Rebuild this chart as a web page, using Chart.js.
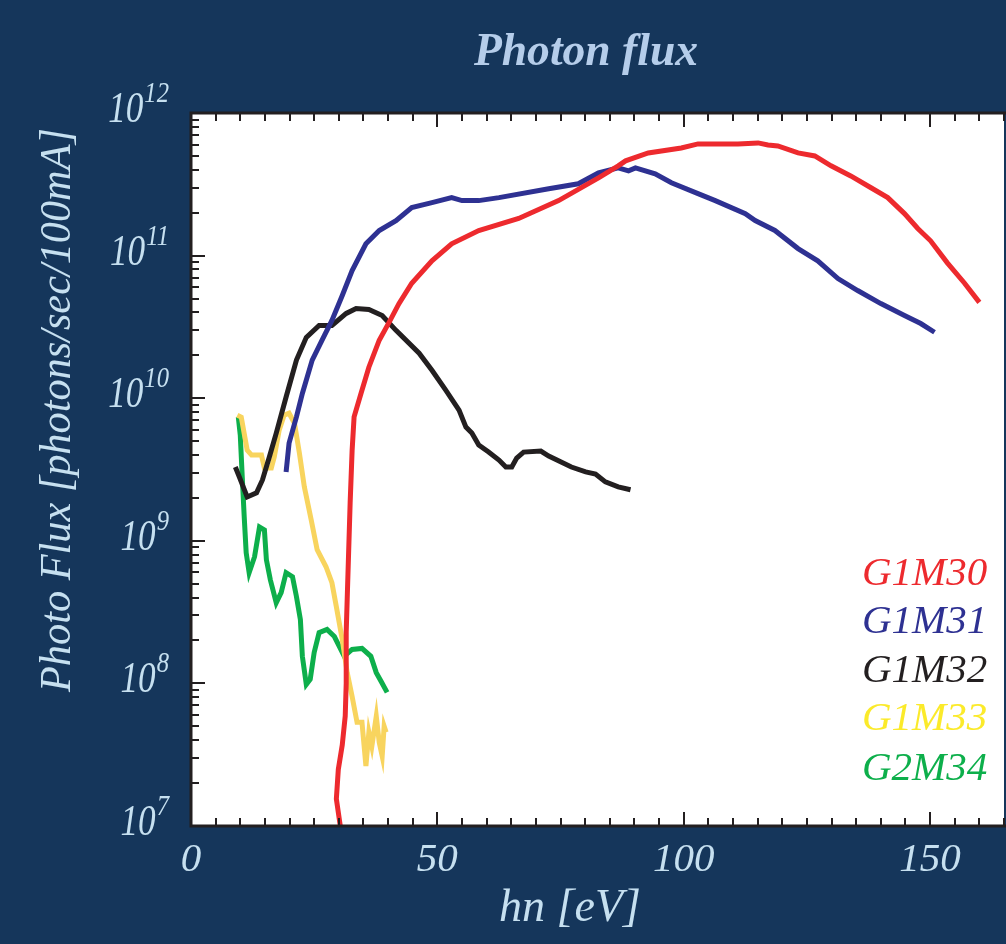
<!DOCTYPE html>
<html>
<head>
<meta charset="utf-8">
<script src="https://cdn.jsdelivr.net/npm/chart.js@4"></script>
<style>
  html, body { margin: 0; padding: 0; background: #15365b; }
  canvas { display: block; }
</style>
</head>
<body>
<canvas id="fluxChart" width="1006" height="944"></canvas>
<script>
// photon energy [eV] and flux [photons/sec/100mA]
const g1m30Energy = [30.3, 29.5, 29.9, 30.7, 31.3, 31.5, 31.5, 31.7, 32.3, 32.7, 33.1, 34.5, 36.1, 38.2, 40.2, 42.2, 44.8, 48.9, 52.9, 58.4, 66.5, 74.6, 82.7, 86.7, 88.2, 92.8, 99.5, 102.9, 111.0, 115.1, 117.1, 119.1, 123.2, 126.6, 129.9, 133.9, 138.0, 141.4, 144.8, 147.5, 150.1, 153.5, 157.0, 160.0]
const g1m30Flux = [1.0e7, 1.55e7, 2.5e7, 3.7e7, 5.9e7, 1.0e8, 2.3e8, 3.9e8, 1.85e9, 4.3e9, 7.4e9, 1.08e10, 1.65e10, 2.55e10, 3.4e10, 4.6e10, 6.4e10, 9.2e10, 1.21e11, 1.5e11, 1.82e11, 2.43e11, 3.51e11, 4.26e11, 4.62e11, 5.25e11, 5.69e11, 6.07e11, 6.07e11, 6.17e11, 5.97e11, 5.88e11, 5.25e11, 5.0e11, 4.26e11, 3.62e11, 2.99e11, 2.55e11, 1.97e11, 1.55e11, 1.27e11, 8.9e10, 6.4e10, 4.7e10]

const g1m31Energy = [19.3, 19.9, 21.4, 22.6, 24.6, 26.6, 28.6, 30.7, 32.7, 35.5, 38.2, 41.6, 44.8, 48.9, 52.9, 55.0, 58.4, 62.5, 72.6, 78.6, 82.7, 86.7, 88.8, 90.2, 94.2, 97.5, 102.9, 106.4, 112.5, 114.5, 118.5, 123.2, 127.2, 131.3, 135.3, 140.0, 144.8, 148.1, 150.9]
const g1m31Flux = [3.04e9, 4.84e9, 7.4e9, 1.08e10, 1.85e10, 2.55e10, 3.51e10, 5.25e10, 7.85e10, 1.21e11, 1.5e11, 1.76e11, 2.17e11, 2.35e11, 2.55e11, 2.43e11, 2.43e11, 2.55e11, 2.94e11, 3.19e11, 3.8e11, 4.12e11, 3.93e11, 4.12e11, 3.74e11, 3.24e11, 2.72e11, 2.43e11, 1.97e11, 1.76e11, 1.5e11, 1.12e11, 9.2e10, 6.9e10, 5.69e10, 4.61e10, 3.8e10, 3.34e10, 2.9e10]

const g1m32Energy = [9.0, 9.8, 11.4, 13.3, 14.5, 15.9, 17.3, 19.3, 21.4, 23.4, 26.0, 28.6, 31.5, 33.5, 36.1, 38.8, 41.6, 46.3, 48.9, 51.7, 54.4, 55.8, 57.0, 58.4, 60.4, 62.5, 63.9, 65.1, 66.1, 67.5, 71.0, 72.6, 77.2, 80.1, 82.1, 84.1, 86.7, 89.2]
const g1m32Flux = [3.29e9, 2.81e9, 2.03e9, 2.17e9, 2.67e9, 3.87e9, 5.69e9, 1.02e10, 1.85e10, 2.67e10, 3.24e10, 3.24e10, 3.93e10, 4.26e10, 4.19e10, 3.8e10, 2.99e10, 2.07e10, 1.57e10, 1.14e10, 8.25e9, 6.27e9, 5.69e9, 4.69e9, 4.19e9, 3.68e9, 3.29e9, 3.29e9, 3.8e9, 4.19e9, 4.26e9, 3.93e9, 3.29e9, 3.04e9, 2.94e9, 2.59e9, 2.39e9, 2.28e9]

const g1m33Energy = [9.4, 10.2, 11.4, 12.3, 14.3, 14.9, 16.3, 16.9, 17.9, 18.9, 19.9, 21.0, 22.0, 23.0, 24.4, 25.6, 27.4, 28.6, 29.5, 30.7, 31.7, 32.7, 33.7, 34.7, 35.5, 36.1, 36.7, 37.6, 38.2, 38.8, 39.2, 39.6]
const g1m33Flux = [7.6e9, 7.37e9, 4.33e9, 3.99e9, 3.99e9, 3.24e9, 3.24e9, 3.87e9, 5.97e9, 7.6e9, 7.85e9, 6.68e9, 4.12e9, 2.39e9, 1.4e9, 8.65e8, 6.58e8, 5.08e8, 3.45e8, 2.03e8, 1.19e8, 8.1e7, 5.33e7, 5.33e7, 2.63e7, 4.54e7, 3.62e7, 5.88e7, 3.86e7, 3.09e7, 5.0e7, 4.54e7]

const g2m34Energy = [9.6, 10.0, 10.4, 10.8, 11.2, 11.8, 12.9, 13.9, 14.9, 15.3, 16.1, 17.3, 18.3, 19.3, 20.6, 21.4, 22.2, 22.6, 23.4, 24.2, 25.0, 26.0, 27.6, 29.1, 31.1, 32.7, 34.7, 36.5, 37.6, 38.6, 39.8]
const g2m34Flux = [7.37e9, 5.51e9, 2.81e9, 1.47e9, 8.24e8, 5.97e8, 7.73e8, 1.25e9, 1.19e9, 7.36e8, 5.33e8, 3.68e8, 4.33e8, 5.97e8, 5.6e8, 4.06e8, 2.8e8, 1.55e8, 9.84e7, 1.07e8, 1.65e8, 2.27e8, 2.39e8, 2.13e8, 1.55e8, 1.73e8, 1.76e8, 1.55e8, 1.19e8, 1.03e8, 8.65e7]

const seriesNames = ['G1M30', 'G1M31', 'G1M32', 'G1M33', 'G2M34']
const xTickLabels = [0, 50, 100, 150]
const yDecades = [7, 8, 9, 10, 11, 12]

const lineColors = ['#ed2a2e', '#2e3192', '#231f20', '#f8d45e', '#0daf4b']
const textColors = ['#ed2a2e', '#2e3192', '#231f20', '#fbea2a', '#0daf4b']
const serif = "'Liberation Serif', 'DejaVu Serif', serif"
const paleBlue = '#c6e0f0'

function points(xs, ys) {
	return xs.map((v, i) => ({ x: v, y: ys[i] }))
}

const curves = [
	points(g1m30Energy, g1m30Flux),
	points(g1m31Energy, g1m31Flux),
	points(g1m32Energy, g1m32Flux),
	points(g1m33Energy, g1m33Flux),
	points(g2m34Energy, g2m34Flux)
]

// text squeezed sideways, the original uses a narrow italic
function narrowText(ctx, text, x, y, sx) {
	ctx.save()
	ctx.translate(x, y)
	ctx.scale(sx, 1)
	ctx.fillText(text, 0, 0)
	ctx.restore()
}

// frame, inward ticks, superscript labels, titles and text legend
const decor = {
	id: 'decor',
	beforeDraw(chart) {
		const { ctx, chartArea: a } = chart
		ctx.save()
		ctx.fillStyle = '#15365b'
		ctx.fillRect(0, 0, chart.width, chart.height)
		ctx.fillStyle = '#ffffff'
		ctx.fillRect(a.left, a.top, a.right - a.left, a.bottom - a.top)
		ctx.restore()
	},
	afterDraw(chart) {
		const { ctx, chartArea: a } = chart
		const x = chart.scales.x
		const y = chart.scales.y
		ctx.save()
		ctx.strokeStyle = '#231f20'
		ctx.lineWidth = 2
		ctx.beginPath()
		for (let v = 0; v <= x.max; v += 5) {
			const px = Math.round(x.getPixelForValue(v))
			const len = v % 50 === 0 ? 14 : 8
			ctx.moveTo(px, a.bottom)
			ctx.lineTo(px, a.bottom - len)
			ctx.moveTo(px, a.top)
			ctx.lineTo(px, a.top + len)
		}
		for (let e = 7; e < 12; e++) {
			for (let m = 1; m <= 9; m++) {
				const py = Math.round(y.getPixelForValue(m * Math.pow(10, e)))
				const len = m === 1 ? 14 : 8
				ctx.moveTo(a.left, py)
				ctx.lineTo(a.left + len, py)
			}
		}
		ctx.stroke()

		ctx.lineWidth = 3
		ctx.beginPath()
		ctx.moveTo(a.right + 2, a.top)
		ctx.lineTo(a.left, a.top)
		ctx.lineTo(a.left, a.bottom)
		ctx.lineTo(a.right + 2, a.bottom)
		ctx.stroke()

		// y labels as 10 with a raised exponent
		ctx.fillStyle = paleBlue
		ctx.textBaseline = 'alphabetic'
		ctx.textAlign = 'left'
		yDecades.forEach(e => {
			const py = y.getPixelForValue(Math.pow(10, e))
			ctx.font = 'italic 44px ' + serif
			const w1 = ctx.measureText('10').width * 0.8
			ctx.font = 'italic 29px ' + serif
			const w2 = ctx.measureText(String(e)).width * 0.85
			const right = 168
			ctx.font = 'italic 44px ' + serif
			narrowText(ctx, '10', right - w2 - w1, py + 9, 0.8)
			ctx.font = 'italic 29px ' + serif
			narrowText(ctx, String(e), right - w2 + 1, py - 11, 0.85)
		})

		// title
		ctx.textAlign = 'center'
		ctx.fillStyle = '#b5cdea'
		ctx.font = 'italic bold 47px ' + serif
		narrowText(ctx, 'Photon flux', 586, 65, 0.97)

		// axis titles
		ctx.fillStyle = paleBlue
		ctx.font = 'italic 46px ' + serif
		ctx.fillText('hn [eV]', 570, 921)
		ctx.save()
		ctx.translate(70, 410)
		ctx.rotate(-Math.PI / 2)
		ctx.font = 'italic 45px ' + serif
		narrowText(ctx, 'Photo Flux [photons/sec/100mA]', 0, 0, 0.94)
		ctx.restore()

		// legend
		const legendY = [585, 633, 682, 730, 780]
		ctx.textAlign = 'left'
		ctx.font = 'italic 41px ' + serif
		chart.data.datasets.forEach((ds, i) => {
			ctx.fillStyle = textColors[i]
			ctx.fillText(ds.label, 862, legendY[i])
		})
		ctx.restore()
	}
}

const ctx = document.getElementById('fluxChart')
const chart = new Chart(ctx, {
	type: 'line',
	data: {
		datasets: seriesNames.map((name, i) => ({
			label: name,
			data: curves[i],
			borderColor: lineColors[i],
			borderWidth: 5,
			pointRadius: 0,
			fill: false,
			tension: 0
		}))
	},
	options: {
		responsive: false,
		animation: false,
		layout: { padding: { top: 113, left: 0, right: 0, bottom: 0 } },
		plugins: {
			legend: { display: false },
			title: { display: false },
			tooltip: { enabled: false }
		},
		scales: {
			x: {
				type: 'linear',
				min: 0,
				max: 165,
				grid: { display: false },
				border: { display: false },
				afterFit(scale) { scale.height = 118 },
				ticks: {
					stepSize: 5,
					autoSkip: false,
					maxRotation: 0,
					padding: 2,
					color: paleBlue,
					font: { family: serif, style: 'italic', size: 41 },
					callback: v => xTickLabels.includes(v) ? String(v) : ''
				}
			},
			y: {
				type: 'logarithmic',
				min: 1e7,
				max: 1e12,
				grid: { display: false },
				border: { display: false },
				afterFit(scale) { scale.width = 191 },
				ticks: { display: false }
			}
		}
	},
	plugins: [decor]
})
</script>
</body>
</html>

(Exercise instructions): Your task is to return the lines above, from the first one up to and including the line containing "8.9e10, 6.4e10, 4.7e10]", minus any pictures.

(The completed task):
Rebuild this chart as a web page, using Chart.js.
<!DOCTYPE html>
<html>
<head>
<meta charset="utf-8">
<script src="https://cdn.jsdelivr.net/npm/chart.js@4"></script>
<style>
  html, body { margin: 0; padding: 0; background: #15365b; }
  canvas { display: block; }
</style>
</head>
<body>
<canvas id="fluxChart" width="1006" height="944"></canvas>
<script>
// photon energy [eV] and flux [photons/sec/100mA]
const g1m30Energy = [30.3, 29.5, 29.9, 30.7, 31.3, 31.5, 31.5, 31.7, 32.3, 32.7, 33.1, 34.5, 36.1, 38.2, 40.2, 42.2, 44.8, 48.9, 52.9, 58.4, 66.5, 74.6, 82.7, 86.7, 88.2, 92.8, 99.5, 102.9, 111.0, 115.1, 117.1, 119.1, 123.2, 126.6, 129.9, 133.9, 138.0, 141.4, 144.8, 147.5, 150.1, 153.5, 157.0, 160.0]
const g1m30Flux = [1.0e7, 1.55e7, 2.5e7, 3.7e7, 5.9e7, 1.0e8, 2.3e8, 3.9e8, 1.85e9, 4.3e9, 7.4e9, 1.08e10, 1.65e10, 2.55e10, 3.4e10, 4.6e10, 6.4e10, 9.2e10, 1.21e11, 1.5e11, 1.82e11, 2.43e11, 3.51e11, 4.26e11, 4.62e11, 5.25e11, 5.69e11, 6.07e11, 6.07e11, 6.17e11, 5.97e11, 5.88e11, 5.25e11, 5.0e11, 4.26e11, 3.62e11, 2.99e11, 2.55e11, 1.97e11, 1.55e11, 1.27e11, 8.9e10, 6.4e10, 4.7e10]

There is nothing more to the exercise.